2 a.m. (11 p.m.): “The Train” (1965, John Frankenheimer). It’s the end of World War 2. The Nazi Army is fleeing Paris, and an art-loving German general (Paul Scofield) is making off on an express freight train, with many of the great French paintings of the city’s museums. A resourceful French railway boss and resistance leader (Burt Lancaster), who knows nothing of art, is trying to stop him. An underrated Frankenheimer thriller, loaded with nonstop tension and thrills, and a great cast that includes French acting legends Jeanne Moreau and Michel Simon.

Sunday, March 3

10 a.m. (7 a.m.): “Topkapi” (1964, Jules Dassin). After “Rififi,” this is Dassin’s second classic heist movie.
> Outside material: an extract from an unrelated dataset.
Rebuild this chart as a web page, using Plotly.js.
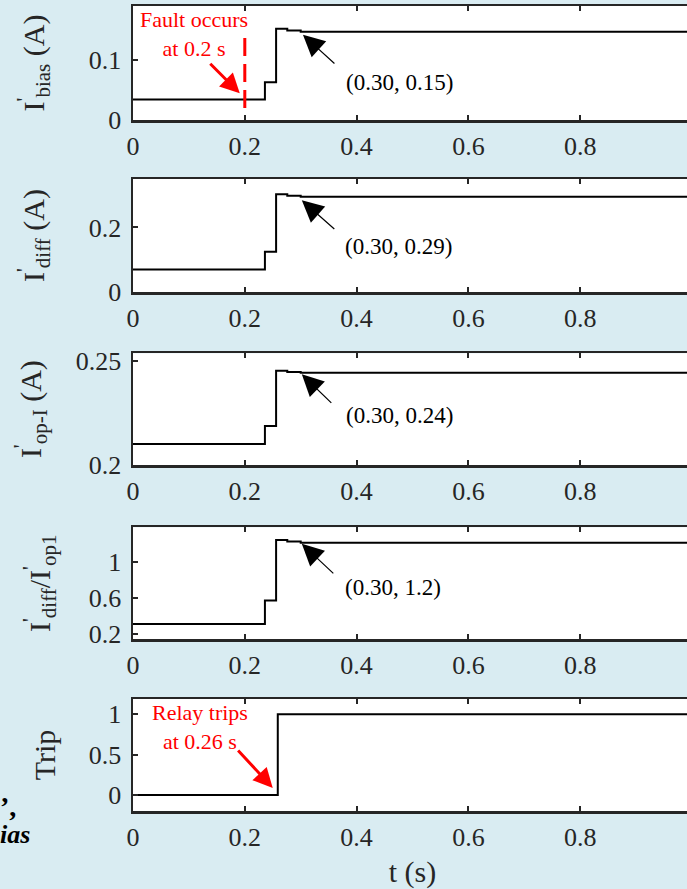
<!DOCTYPE html>
<html>
<head>
<meta charset="utf-8">
<script src="https://cdn.plot.ly/plotly-3.0.1.min.js"></script>
<style>
html,body{margin:0;padding:0;overflow:hidden;background:#d9ecf2;}
#chart{width:700px;height:889px;}
</style>
</head>
<body>
<div id="chart"></div>
<script>
// ---- data ----
const t        = [0, 0.236, 0.256, 0.276, 0.30, 1.0];
const iBias    = [0.034, 0.063, 0.152, 0.149, 0.147, 0.147];
const iDiff    = [0.070, 0.125, 0.303, 0.298, 0.295, 0.295];
const iOp1     = [0.2101, 0.2188, 0.2453, 0.2447, 0.2444, 0.2444];
const ratio    = [0.311, 0.573, 1.248, 1.230, 1.218, 1.218];
const tripT    = [0, 0.259, 1.0];
const trip     = [0, 1, 1];
const xTicks   = [0, 0.2, 0.4, 0.6, 0.8];
const xTickTxt = ['0', '0.2', '0.4', '0.6', '0.8'];
const faultT   = 0.2;

const FONT = 'Liberation Serif';
const INK = '#262626';
const W = 700, H = 889, ML = 133, MR = 8;
const PW = W - ML - MR;

const traces = [
  {x: t, y: iBias, xaxis: 'x', yaxis: 'y'},
  {x: t, y: iDiff, xaxis: 'x2', yaxis: 'y2'},
  {x: t, y: iOp1, xaxis: 'x3', yaxis: 'y3'},
  {x: t, y: ratio, xaxis: 'x4', yaxis: 'y4'},
  {x: tripT, y: trip, xaxis: 'x5', yaxis: 'y5'}
].map(tr => Object.assign(tr, {
  type: 'scatter', mode: 'lines',
  line: {shape: 'hv', color: '#000', width: 2},
  hoverinfo: 'skip', showlegend: false
}));

function dom(top, bot) { return [1 - bot / H, 1 - top / H]; }

function xa(anchor, withTitle) {
  const a = {
    anchor: anchor, range: [0, 1], tickvals: xTicks, ticktext: xTickTxt,
    ticks: 'inside', ticklen: 5, tickwidth: 2, tickcolor: INK,
    showline: true, linewidth: 2.5, linecolor: INK, mirror: 'allticks',
    showgrid: false, zeroline: false, fixedrange: true,
    tickfont: {family: FONT, size: 26, color: INK},
    ticklabelstandoff: 1
  };
  if (withTitle) a.title = {text: 't (s)', font: {family: FONT, size: 30, color: INK}, standoff: 14};
  return a;
}
function ya(anchor, d, range, tv, tt, title, so) {
  return {
    anchor: anchor, domain: d, range: range, tickvals: tv, ticktext: tt,
    ticks: 'inside', ticklen: 5, tickwidth: 2, tickcolor: INK,
    showline: true, linewidth: 2.5, linecolor: INK, mirror: 'allticks',
    showgrid: false, zeroline: false, fixedrange: true,
    tickfont: {family: FONT, size: 26, color: INK},
    ticklabelstandoff: 4,
    title: {text: title, font: {family: FONT, size: 30, color: INK}, standoff: so}
  };
}

const layout = {
  width: W, height: H,
  margin: {l: ML, r: MR, t: 0, b: 0},
  paper_bgcolor: '#d9ecf2', plot_bgcolor: '#ffffff',
  showlegend: false,
  xaxis: xa('y'), xaxis2: xa('y2'), xaxis3: xa('y3'), xaxis4: xa('y4'), xaxis5: xa('y5', true),
  yaxis:  ya('x',  dom(6, 120),     [0, 0.19],     [0, 0.1],        ['0', '0.1'],        'I<sup>\'</sup><sub>bias</sub> (A)', 36),
  yaxis2: ya('x2', dom(179, 292),   [0, 0.35],     [0, 0.2],        ['0', '0.2'],        'I<sup>\'</sup><sub>diff</sub> (A)', 36),
  yaxis3: ya('x3', dom(353.3, 465), [0.2, 0.2537], [0.2, 0.25],     ['0.2', '0.25'],     'I<sup>\'</sup><sub>op-I</sub> (A)', 26),
  yaxis4: ya('x4', dom(527.3, 639.3), [0.141, 1.389], [0.2, 0.6, 1], ['0.2', '0.6', '1'], 'I<sup>\'</sup><sub>diff</sub>/I<sup>\'</sup><sub>op1</sub>', 30),
  yaxis5: ya('x5', dom(699, 811),   [-0.2, 1.19],  [0, 0.5, 1],     ['0', '0.5', '1'],   'Trip', 25),
  shapes: [
    {type: 'line', xref: 'x', yref: 'y', x0: faultT, x1: faultT, y0: 0.02, y1: 0.148,
     line: {color: '#ff0000', width: 3, dash: '18px,8px'}}
  ],
  annotations: []
};

const blackArrow = {showarrow: true, arrowhead: 2, arrowsize: 3.6, arrowwidth: 1.2, arrowcolor: '#000', text: ''};
const redArrow = {showarrow: true, arrowhead: 2, arrowsize: 1.3, arrowwidth: 3, arrowcolor: '#ff0000', text: ''};
const coordFont = {family: FONT, size: 23, color: '#000'};
const redFont = {family: FONT, size: 22, color: '#ff0000'};

layout.annotations.push(
  Object.assign({xref: 'x', yref: 'y', x: 0.304, y: 0.142, ax: 33, ay: 30}, blackArrow),
  Object.assign({xref: 'x2', yref: 'y2', x: 0.302, y: 0.284, ax: 34, ay: 30}, blackArrow),
  Object.assign({xref: 'x3', yref: 'y3', x: 0.302, y: 0.2436, ax: 31, ay: 30}, blackArrow),
  Object.assign({xref: 'x4', yref: 'y4', x: 0.302, y: 1.205, ax: 33, ay: 31}, blackArrow),
  {xref: 'x', yref: 'y', x: 0.476, y: 0.0633, text: '(0.30, 0.15)', showarrow: false, font: coordFont},
  {xref: 'x2', yref: 'y2', x: 0.4755, y: 0.140, text: '(0.30, 0.29)', showarrow: false, font: coordFont},
  {xref: 'x3', yref: 'y3', x: 0.476, y: 0.224, text: '(0.30, 0.24)', showarrow: false, font: coordFont},
  {xref: 'x4', yref: 'y4', x: 0.465, y: 0.714, text: '(0.30, 1.2)', showarrow: false, font: coordFont},
  Object.assign({xref: 'x', yref: 'y', x: 0.191, y: 0.0445, ax: -31, ay: -31}, redArrow),
  Object.assign({xref: 'x5', yref: 'y5', x: 0.250, y: 0.086, ax: -36, ay: -39}, redArrow),
  {xref: 'x', yref: 'y', x: 0.110, y: 0.143, text: 'Fault occurs<br>at 0.2 s', showarrow: false, font: redFont},
  {xref: 'x5', yref: 'y5', x: 0.119, y: 0.846, text: 'Relay trips<br>at 0.26 s', showarrow: false, font: redFont},
  {xref: 'paper', yref: 'paper', x: (18 - ML) / PW, y: 1 - 806 / H, xanchor: 'right', yanchor: 'middle',
   text: '<b>\u2019,</b>', showarrow: false, font: {family: FONT, size: 28, color: '#000'}},
  {xref: 'paper', yref: 'paper', x: (-2 - ML) / PW, y: 1 - 834 / H, xanchor: 'left', yanchor: 'middle',
   text: '<b><i>ias</i></b>', showarrow: false, font: {family: FONT, size: 26, color: '#000'}}
);

Plotly.newPlot('chart', traces, layout, {staticPlot: true, displayModeBar: false});
</script>
</body>
</html>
The robbery is just as complex and suspenseful, but the story is lighter, more humorous: a sumptuously shot color travelogue/thriller, set in Turkey. The swag this time is a precious artifact, an emerald-festooned dagger in a heavily guarded Constantinople museum. The movie is based on master spy-writer Eric Ambler’s 1962 novel, “The Light of Day.” With Melina Mercouri, Maximilian Schell, Akim Tamiroff, Robert Morley and Peter Ustinov – who won an Oscar for his witty portrayal of the nervous, sleazily opportunistic British hustler/smuggler Arthur Simpson.